Add this to the on going list of badly inconsistent officiating
Rember a few games back in the rider lions game whebn a lion defender grabbed the inner rim of a rider helmet and pulled him backwards … no call which is unprecedented in football
Beyond making it impossible to predict how rules will be applied it is also a ticking time bomb that risks catastrophic injury as playess keep pushing the limits of what is being allowed
Like i said after that game - pick a single standard of applying the rules and stick with it …full.stop
And i dont think thr rule on the helmet grab needs fixing … i think that although totally inncent the play was a clear penatly that not only should have been called.but must be called
Now some nitwit could do it intentionly and the cfl would lose any challenge to discipline as they have etablished that its not finable or an on field penatly
To fix that at this point now would require.the cfl to communicate that to players that.they intend.on calling it going forward
In that aame game multiple head.shots on Fine and again … in a complete reverral of the rules ( only AFTER ) giving the call for Evans then putting away rhe whistle for the rest of the game.

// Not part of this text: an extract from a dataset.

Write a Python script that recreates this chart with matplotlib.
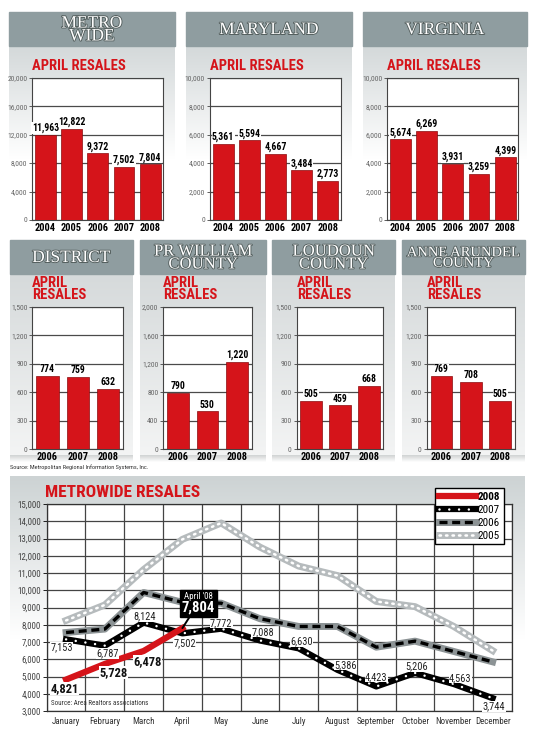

As they kinda plays are not consistently called or atkeast fined after the games … players keep pushing the boundriess more and more and the inuuries keep adding up…
Consistency is the problem… the cfl needs it badly
The Bombers recovered the fumble / incomplete pass so the point is moot anyways.
In this case, perhaps. The issue is the frequency of incorrect or inconsistent rulings. Luck won’t self-correct officiating errors every time.
You make a point. If it were not fumble and an incomplete pass, it is not intentional grounding because it was not intentional.
Intentional grounding does not come into play when a quarterback’s arm is going forward but the flight of the pass is disrupted by the hit(s).
Of course that’s not what most agree happened such that it was a bad call because it was a fumble.